The Vancouver Island marmot remains one of the world's rarest mammals. By 1997 their population had declined to the point that it became necessary to capture several individuals to create a "genetic lifeboat" for the eventual restoration of the wild population. The first marmots went to Toronto Zoo in 1997, and others were later sent to the Calgary Zoo and Mountainview Conservation and Breeding Centre in Langley, British Columbia.

In 1998 a new model for species recovery was developed involving the collaboration of government, private industry and public donors. A census in late 2003 resulted in a count of only 21 wild marmots known to be present on four mountains of Vancouver Island. After these findings, marmots were released from captivity in different places to try to get the population back up to a reasonable number.

These marmots are still classified as endangered.
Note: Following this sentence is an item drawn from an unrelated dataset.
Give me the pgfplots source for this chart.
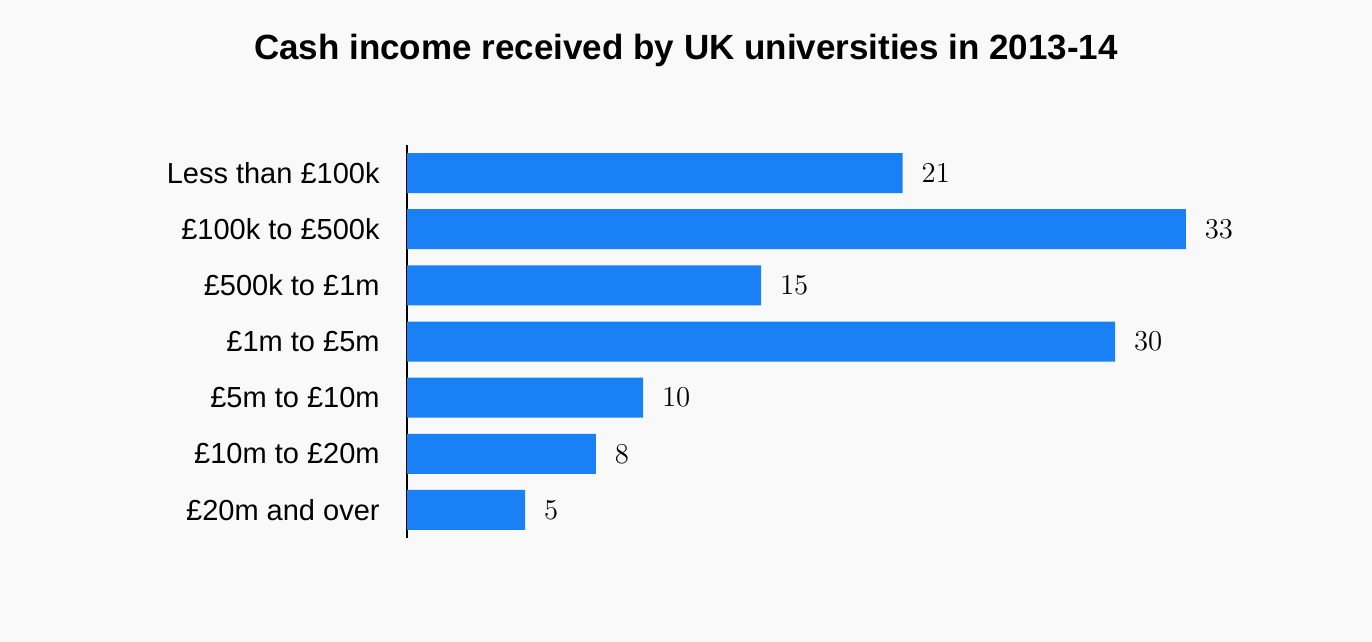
\documentclass[border=0pt]{standalone}
\usepackage{pgfplots}
\pgfplotsset{compat=1.18}
\usepackage{fontspec}
\setmainfont{Liberation Sans}
\definecolor{bg}{HTML}{F9F9F9}
\definecolor{barc}{HTML}{1A80F5}
\begin{document}
\begin{tikzpicture}
\fill[bg] (0,0) rectangle (686pt,321pt);
\node[font=\bfseries\fontsize{17.5}{20}\selectfont] at (343pt,296pt) {Cash income received by UK universities in 2013-14};
\begin{axis}[
  at={(203.5pt,52pt)}, anchor=south west,
  scale only axis, width=472pt, height=196.5pt,
  xmin=0, xmax=40, ymin=-0.5, ymax=6.5, y dir=reverse,
  axis x line=none, axis y line*=left,
  axis line style={-, black, line width=0.6pt},
  xbar, bar width=20pt,
  ytick={0,...,6}, major tick length=0pt,
  yticklabels={Less than £100k,£100k to £500k,£500k to £1m,£1m to £5m,£5m to £10m,£10m to £20m,£20m and over},
  yticklabel style={font=\fontsize{14.5}{16}\selectfont, inner sep=0pt, xshift=-13.5pt},
  nodes near coords,
  every node near coord/.append style={font=\fontsize{14.5}{16}\selectfont, xshift=6pt},
  clip=false,
]
\addplot[fill=barc, draw=none] coordinates {(21,0) (33,1) (15,2) (30,3) (10,4) (8,5) (5,6)};
\end{axis}
\end{tikzpicture}
\end{document}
The cumulative captive breeding program has steadily grown, with 130 individuals in captivity (2010) and 442 weaned pups born in captivity since 2000. A number of individuals have been released to Strathcona Provincial Park, Mount Cain, Mount Washington and more southern mountains. The Marmot Recovery Foundation has built a dedicated marmot facility on Mount Washington to further facilitate captive breeding and pre-release conditioning. Between 2003 and 2010, the Marmot Recovery Foundation and the British Columbia Ministry of Environment have released 308 marmots back into the wild. More releases are expected in the upcoming years to increase the wild population, estimated at 250–300 individuals in 2010, and 350–400 individuals in 2013. The wild population was counted at 250 in 2021. Due to conservation and recovery efforts, the population of Vancouver Island marmots has significantly increased since 2003. Nevertheless, Vancouver Island marmot populations continue to fluctuate due to natural events as well as increased predation.

== Related species ==
Based on genetic analyses, the closest relatives of the Vancouver Island marmot are the hoary marmot (M. caligata) and the Olympic marmot (M. olympus). There is some debate, on genetic grounds, about which of the two nearby mainland species is most closely related to the Vancouver Island marmot or when marmots first arrived on the island. The differences in DNA observed between species is small. In 2009, Nagorsen and Cardini identified, from museum specimens, substantial physical differences between species that can be explained only by rapid evolution in a relatively isolated island context.

== In popular culture ==
Because of their endangered status, Vancouver Island marmots have become a conservation symbol in British Columbia.
- Mukmuk, "sidekick" to the three official mascots for the 2010 Winter Olympics and Paralympics, is portrayed as a member of the species.
- The Victoria Royals hockey team mascot, "Marty the Marmot", is based on the Vancouver Island marmot, which the team created to represent the importance of the species to the Vancouver Island region. The marmot was also the former mascot of the now defunct Victoria Salmon Kings hockey team.
- Wild marmots: Chopper, Marlu, and Van Isle Violet, Groundhog Day forecast, via the Marmot Recovery Foundation at Nanaimo, Vancouver Island.
In 2023 the Vancouver Island marmot was featured on a United States Postal Service forever stamp as part of the Endangered Species set, based on a photograph from Joel Sartore's Photo Ark. The stamp was dedicated at a ceremony at the National Grasslands Visitor Center in Wall, South Dakota.